Two years ago, when I saw articles about "AI will replace developers," I laughed. "Yeah, right. Have you seen AI-generated code? It's hilarious." And back then, it genuinely was. The code was a mess.

But now it's not funny. AI-generated code has surpassed junior developer level. Simple CRUD is a given, and complex logic with good context produces surprisingly decent output.

"AI can't do creative work," people said. Honestly, what percentage of my work is truly "creative"? Eighty percent is pattern-based. If AI handles that 80%?

The Mood Around Me

When this topic comes up at developer meetups, reactions split into two camps.

"Still a long way off" camp: "Can AI design an entire system? Can it do requirements analysis? We're nowhere near that." They're not wrong.

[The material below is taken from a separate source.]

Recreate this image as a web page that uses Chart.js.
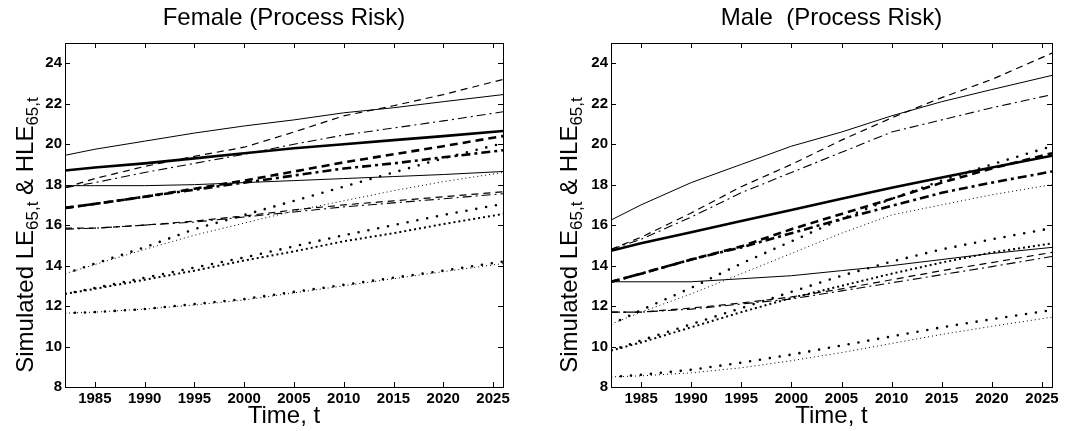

"It's serious" camp: "At this rate, junior hiring will drop dramatically within three years. Some companies are already replacing roles with AI." They're not wrong either.

I'm somewhere in between. I probably won't get laid off tomorrow, but I have no confidence that I'll be doing the same work five years from now.

(This anxiety itself drains energy, but I can't not be anxious.)

What Should I Be Preparing?

"Developers who use AI well will survive," they say. Sounds right. But what exactly does "using AI well" mean?

Writing good prompts? That's going to become a general skill soon enough. Anyone will be able to do it.

Doubling down on what AI can't do? System architecture, business understanding, team leadership. But how long will those remain things "AI can't do"?

I'm essentially chasing a moving target. While I adapt, AI also advances.

The Scariest Scenario

The scariest thing isn't getting replaced "suddenly." It's getting replaced "gradually."

First, AI writes the boilerplate. Then unit tests. Then API implementations. Little by little, the scope of what I do shrinks. Like water slowly rising. When your feet are in it, you don't notice the temperature changing.

Then one day: "AI can handle that. Do we really need this many developers on the team?"

I hope that day doesn't come, but I can't be sure it won't.

Still, Code Has to Be Written

Even with the anxiety, I'll go to work tomorrow and write code. Ironically, I'm anxious because of AI while using AI as a tool to write code.

In the end, all I can do is "the best I can right now." Understand the system, build domain knowledge, leverage AI as a tool without becoming dependent on it. It's a cliche answer, but I don't know what else to do.

When I re-read this post five years from now, it might be "that was nothing" or it might be "I should've prepared more."

Not knowing is what makes it the most unsettling.